**What to produce**
Your answer should be one number: how many lines of the records hold the string "image".
═══ Dataset records
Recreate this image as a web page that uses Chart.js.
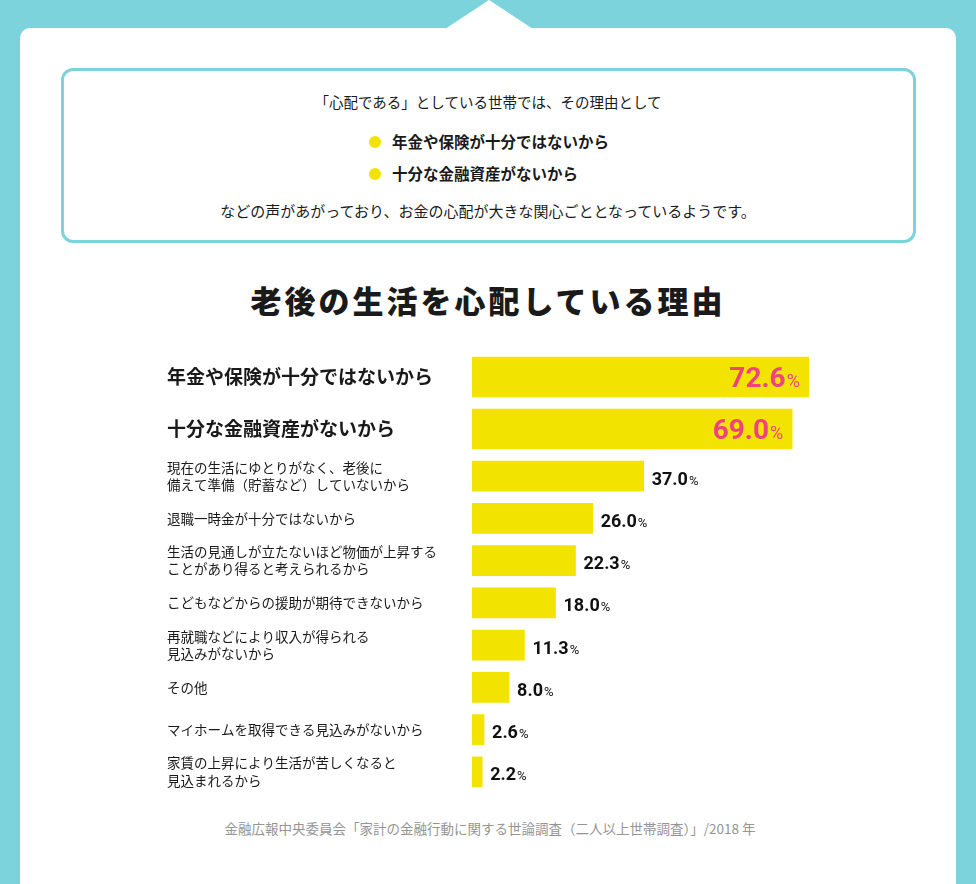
<!DOCTYPE html>
<html lang="ja">
<head>
<meta charset="utf-8">
<script src="https://cdn.jsdelivr.net/npm/chart.js@4.4.1/dist/chart.umd.min.js"></script>
<style>
  html, body { margin: 0; padding: 0; }
  body {
    width: 976px; height: 884px; position: relative; overflow: hidden;
    background: #7dd3db;
    font-family: "Noto Sans CJK JP", "Noto Sans", sans-serif;
    color: #1a1a1a;
  }
  .notch {
    position: absolute; left: 445px; top: 0; width: 88px; height: 29px;
    background: #fff; clip-path: polygon(50% 0, 100% 100%, 0 100%);
  }
  .card {
    position: absolute; left: 20px; top: 28px; width: 936px; height: 900px;
    background: #fff; border-radius: 10px;
  }
  .box {
    position: absolute; left: 61px; top: 68px; width: 849px; height: 169px;
    border: 3px solid #7dd3db; border-radius: 12px;
  }
  .line {
    position: absolute; left: 0; width: 976px; text-align: center;
    font-size: 14.5px; line-height: 20px;
  }
  .pt {
    position: absolute; left: 392px; font-size: 15.5px; font-weight: bold; line-height: 20px;
  }
  .dot {
    position: absolute; width: 12px; height: 12px; border-radius: 50%; background: #f2e400;
  }
  .title {
    position: absolute; left: 0; width: 976px; top: 280px; text-align: center;
    font-size: 31px; font-weight: 900; letter-spacing: 3px; line-height: 40px;
  }
  .source {
    position: absolute; left: 0; width: 980px; top: 818px; text-align: center;
    font-size: 13.5px; color: #959595; line-height: 20px;
  }
  canvas { position: absolute; }
</style>
</head>
<body>
<div class="notch"></div>
<div class="card"></div>
<div class="box"></div>
<div class="line" style="top:92px">「心配である」としている世帯では、その理由として</div>
<div class="dot" style="left:369px; top:136px"></div>
<div class="pt" style="top:131px">年金や保険が十分ではないから</div>
<div class="dot" style="left:369px; top:168px"></div>
<div class="pt" style="top:163px">十分な金融資産がないから</div>
<div class="line" style="top:201px; font-size:15px">などの声があがっており、お金の心配が大きな関心ごととなっているようです。</div>
<div class="title">老後の生活を心配している理由</div>
<canvas id="topChart" width="769" height="104" style="left:167px; top:351px"></canvas>
<canvas id="restChart" width="769" height="338" style="left:167px; top:455px"></canvas>
<div class="source">金融広報中央委員会「家計の金融行動に関する世論調査（二人以上世帯調査）」/2018 年</div>

<script>
// main two reasons (shown bigger)
var topLabels = ['年金や保険が十分ではないから', '十分な金融資産がないから'];
var topValues = [72.6, 69.0];

// other reasons
var restLabels = [
    ['現在の生活にゆとりがなく、老後に', '備えて準備（貯蓄など）していないから'],
    '退職一時金が十分ではないから',
    ['生活の見通しが立たないほど物価が上昇する', 'ことがあり得ると考えられるから'],
    'こどもなどからの援助が期待できないから',
    ['再就職などにより収入が得られる', '見込みがないから'],
    'その他',
    'マイホームを取得できる見込みがないから',
    ['家賃の上昇により生活が苦しくなると', '見込まれるから']
];
var restValues = [37.0, 26.0, 22.3, 18.0, 11.3, 8.0, 2.6, 2.2];

var JP = '"Noto Sans CJK JP", sans-serif';
var NUM = 'Roboto, "Noto Sans", sans-serif';
var YELLOW = '#f2e400';

// draws "72.6%" style labels next to / inside the bars
var valueLabels = {
    id: 'valueLabels',
    afterDatasetsDraw: function(chart, args, opts) {
        var ctx = chart.ctx;
        var meta = chart.getDatasetMeta(0);
        var data = chart.data.datasets[0].data;
        ctx.save();
        ctx.textBaseline = 'alphabetic';
        meta.data.forEach(function(bar, i) {
            var num = data[i].toFixed(1);
            ctx.font = 'bold ' + opts.numSize + 'px ' + NUM;
            var wNum = ctx.measureText(num).width;
            ctx.font = opts.pctSize + 'px ' + NUM;
            var wPct = ctx.measureText('%').width;
            var x;
            if(opts.inside) {
                x = bar.x - opts.gap - wPct - wNum;
            } else {
                x = bar.x + opts.gap;
            }
            var y = bar.y + opts.shift;
            ctx.fillStyle = opts.color;
            ctx.textAlign = 'left';
            ctx.font = 'bold ' + opts.numSize + 'px ' + NUM;
            ctx.fillText(num, x, y);
            ctx.font = opts.pctSize + 'px ' + NUM;
            ctx.fillText('%', x + wNum + 1, y);
        });
        ctx.restore();
    }
};

function make_chart(id, labels, values, thickness, tickFont, labelOpts) {
    var ctx = document.getElementById(id).getContext('2d');
    return new Chart(ctx, {
        type: 'bar',
        data: {
            labels: labels,
            datasets: [{
                data: values,
                backgroundColor: YELLOW,
                borderWidth: 0,
                barThickness: thickness,
                categoryPercentage: 1,
                barPercentage: 1
            }]
        },
        plugins: [valueLabels],
        options: {
            indexAxis: 'y',
            responsive: false,
            animation: false,
            layout: { padding: 0 },
            plugins: {
                legend: { display: false },
                tooltip: { enabled: false },
                valueLabels: labelOpts
            },
            scales: {
                x: { display: false, min: 0, max: 100 },
                y: {
                    grid: { display: false },
                    border: { display: false },
                    ticks: {
                        crossAlign: 'far',
                        padding: 0,
                        color: '#1a1a1a',
                        font: tickFont
                    },
                    afterFit: function(scale) {
                        // fixed label column, no extra room above/below the rows
                        scale.width = 305;
                        scale.paddingTop = 0;
                        scale.paddingBottom = 0;
                    }
                }
            }
        }
    });
}

make_chart('topChart', topLabels, topValues, 40,
    { family: JP, size: 19, weight: 'bold' },
    { inside: true, gap: 10, shift: 10, numSize: 28, pctSize: 18, color: '#f0437e' });

make_chart('restChart', restLabels, restValues, 30,
    { family: JP, size: 13.5, lineHeight: 1.27 },
    { inside: false, gap: 8, shift: 8.5, numSize: 18, pctSize: 13, color: '#111' });
</script>
</body>
</html>
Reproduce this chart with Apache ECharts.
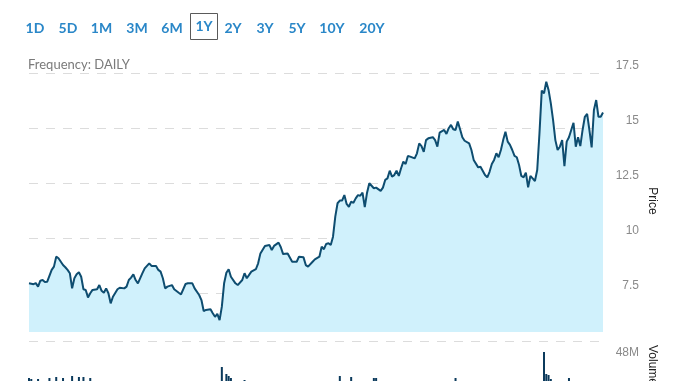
<!DOCTYPE html>
<html><head><meta charset="utf-8">
<script src="https://cdn.jsdelivr.net/npm/echarts@6/dist/echarts.min.js"></script>
<style>html,body{margin:0;padding:0;background:#fff}#c{width:678px;height:381px}</style>
</head><body><div id="c"></div>
<script>
// ---- data (trading-day index from start of the 1Y window) ----
const days = [
0,2,3,4,5,6,7,8,10,11,
12,13,15,16,17,18,19,20,21,22,
23,24,25,26,27,28,30,31,32,33,
34,35,36,37,39,40,42,43,44,45,
46,47,48,50,51,53,54,56,57,58,
59,60,61,63,64,66,67,69,70,72,
73,75,76,77,78,80,81,82,83,84,
85,86,87,88,89,91,92,94,95,96,
98,100,101,102,104,106,107,108,110,111,
112,114,116,118,119,121,122,123,125,126,
128,129,130,131,132,133,134,135,136,137,
138,139,140,141,142,143,144,145,146,147,
148,149,150,152,153,155,156,157,158,159,
160,161,162,163,164,165,166,167,168,170,
171,172,173,174,175,176,178,179,180,181,
183,184,185,186,187,188,189,190,191,192,
194,195,196,198,199,201,202,203,204,205,
206,207,208,209,210,211,212,213,214,215,
216,217,218,219,220,221,222,223,224,225,
226,227,228,229,230,231,232,233,234,235,
236,237,238,239,240,241,242,243,244,245,
246,247,248,249,250,251,252,253];
const prices = [
7.94,7.90,7.95,7.79,8.06,8.09,8.00,8.01,8.55,8.70,
9.15,9.08,8.77,8.67,8.55,8.40,7.71,8.17,8.35,8.44,
8.24,7.67,7.64,7.30,7.49,7.64,7.67,7.86,7.60,7.51,
7.71,7.49,7.03,7.33,7.67,7.74,7.71,7.79,8.09,8.20,
8.35,8.09,7.94,8.40,8.62,8.85,8.73,8.73,8.55,8.47,
8.17,7.71,7.79,7.86,7.67,7.51,7.44,7.91,7.94,7.94,
7.71,7.41,7.18,6.68,6.73,6.76,6.58,6.42,6.55,6.27,
6.88,7.94,8.42,8.58,8.24,7.94,7.86,8.09,8.40,8.17,
8.47,8.58,8.85,9.30,9.64,9.68,9.45,9.64,9.79,9.58,
9.27,9.30,8.92,8.92,9.15,9.12,8.77,8.70,8.92,9.03,
9.15,9.60,9.49,9.73,9.76,9.68,10.06,10.97,11.58,11.70,
11.70,11.95,11.55,11.42,11.65,11.60,11.80,11.95,11.92,12.06,
11.40,12.06,12.49,12.26,12.29,12.14,12.29,12.64,12.71,13.06,
12.79,12.86,13.06,12.82,13.17,13.47,13.36,13.73,13.70,13.62,
13.85,14.30,14.18,13.92,14.45,14.53,14.58,14.45,14.15,14.79,
14.91,14.73,14.99,15.14,14.94,14.91,15.29,14.94,14.58,14.42,
14.30,14.00,13.55,13.21,13.24,12.86,12.76,13.01,13.36,13.55,
13.85,13.67,14.00,14.45,14.83,14.38,14.23,14.00,13.73,13.67,
13.32,12.82,12.76,12.97,12.30,12.82,12.71,12.59,13.09,14.76,
16.70,16.58,17.10,16.73,16.12,15.36,14.45,14.00,14.15,14.45,
13.27,14.38,14.58,14.91,15.24,14.15,14.58,14.18,14.91,15.51,
15.64,14.91,14.12,15.82,16.27,15.51,15.51,15.70];
const volumeDays = [0,1,4,9,12,15,19,22,24,27,85,87,88,89,95,137,142,152,153,188,227,228,229,230,238];
const volumesM = [18.4,17.6,17.6,18.4,19.2,18.4,20,19.2,19.2,18.4,27.2,21.6,20,18.4,16.8,20,19.2,18.4,18.4,18.4,39.2,21.6,20.8,17.6,18.4];
const priceTicks = [7.5,10,12.5,15,17.5];
const volumeTickM = 48;
const rangeButtons = ['1D','5D','1M','3M','6M','1Y','2Y','3Y','5Y','10Y','20Y'];
const selectedRange = '1Y';
const frequencyText = 'Frequency: DAILY';
const priceTitle = 'Price';
const volumeTitle = 'Volume';
const priceAreaBase = 5.73;

// ---- layout / style ----
const buttonX = [35,68,101.5,137,172,204,233,265,297,332,372];
const lastDay = 253;
const gridDash = {color:'#dcdcdc', type:[9,8], width:1};
const blue = '#2a87c8';

const chart = echarts.init(document.getElementById('c'), null, {renderer:'canvas'});
const graphics = [];
rangeButtons.forEach((b,i)=>{
  graphics.push({type:'text', x:buttonX[i], y: b===selectedRange?26.5:28.5, style:{text:b, align:'center', verticalAlign:'middle', fill:blue, font:'bold 14px Lato'}});
  if(b===selectedRange){
    graphics.push({type:'rect', shape:{x:190.5,y:13.5,width:27,height:26}, style:{fill:'none', stroke:'#5a5a5a', lineWidth:1}});
  }
});
graphics.push({type:'text', x:28, y:65, style:{text:frequencyText, align:'left', verticalAlign:'middle', fill:'#7a7a7a', font:'13px Lato'}});
graphics.push({type:'text', x:652, y:201, rotation:-Math.PI/2, style:{text:priceTitle, align:'center', verticalAlign:'middle', fill:'#222', font:'12px "Liberation Sans"'}});
graphics.push({type:'text', x:652, y:345, rotation:-Math.PI/2, style:{text:volumeTitle, align:'left', verticalAlign:'middle', fill:'#222', font:'12px "Liberation Sans"'}});

chart.setOption({
  animation:false,
  grid:[
    {left:29, right:75, top:73, height:275, outerBoundsMode:'none', containLabel:false},
    {left:29, right:75, top:341, height:60, outerBoundsMode:'none', containLabel:false}
  ],
  xAxis:[
    {type:'value', gridIndex:0, min:0, max:lastDay, show:false},
    {type:'value', gridIndex:1, min:0, max:lastDay, show:false}
  ],
  yAxis:[
    {type:'value', gridIndex:0, position:'right', min:5, max:17.5, interval:2.5,
     axisLine:{show:false}, axisTick:{show:false},
     splitLine:{show:true, showMinLine:false, lineStyle:gridDash},
     axisLabel:{align:'right', margin:36, verticalAlign:'bottom', lineHeight:14, color:'#8a8a8a', fontSize:12, fontFamily:'Liberation Sans',
       formatter:v=> priceTicks.indexOf(v)>=0 ? String(v) : ''}},
    {type:'value', gridIndex:1, position:'right', min:0, max:volumeTickM*1e6, interval:volumeTickM*1e6,
     axisLine:{show:false}, axisTick:{show:false},
     splitLine:{show:true, showMinLine:false, lineStyle:gridDash},
     axisLabel:{align:'right', margin:36, verticalAlign:'top', lineHeight:14, padding:[5,0,0,0], color:'#8a8a8a', fontSize:12, fontFamily:'Liberation Sans',
       formatter:v=> v===volumeTickM*1e6 ? volumeTickM+'M' : ''}}
  ],
  series:[
    {type:'line', xAxisIndex:0, yAxisIndex:0, data:days.map((d,i)=>[d,prices[i]]), symbol:'none',
     lineStyle:{color:'#0e4d70', width:2}, areaStyle:{color:'#d0f1fc', opacity:1, origin:priceAreaBase}},
    {type:'bar', xAxisIndex:1, yAxisIndex:1, data:volumeDays.map((d,i)=>[d,volumesM[i]*1e6]), barWidth:2,
     itemStyle:{color:'#0b3a5c'}}
  ],
  graphic:graphics
});
</script></body></html>
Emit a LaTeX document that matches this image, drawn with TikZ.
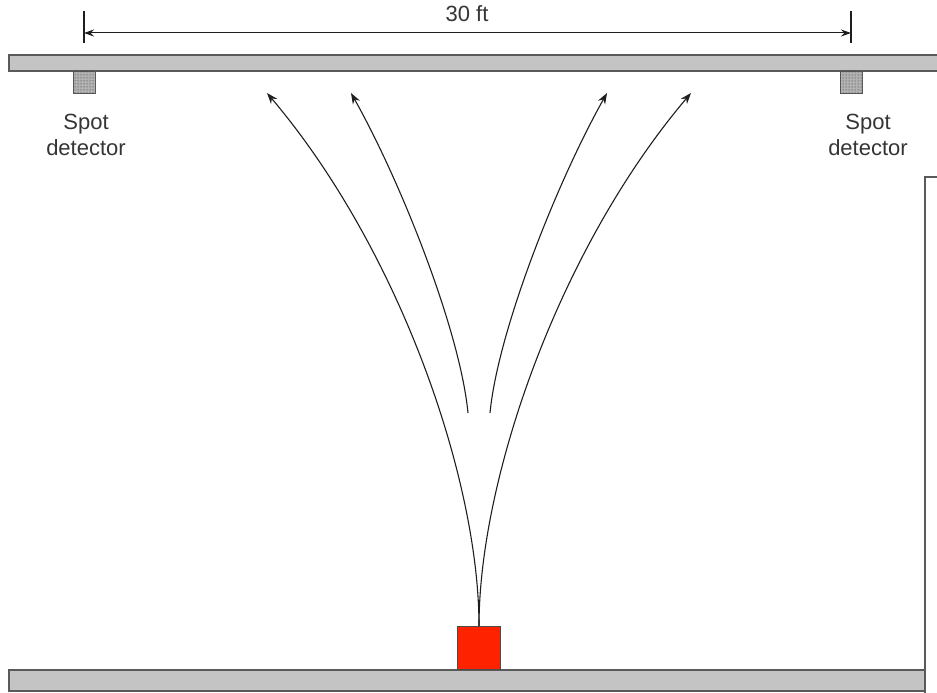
══════
**The response**
2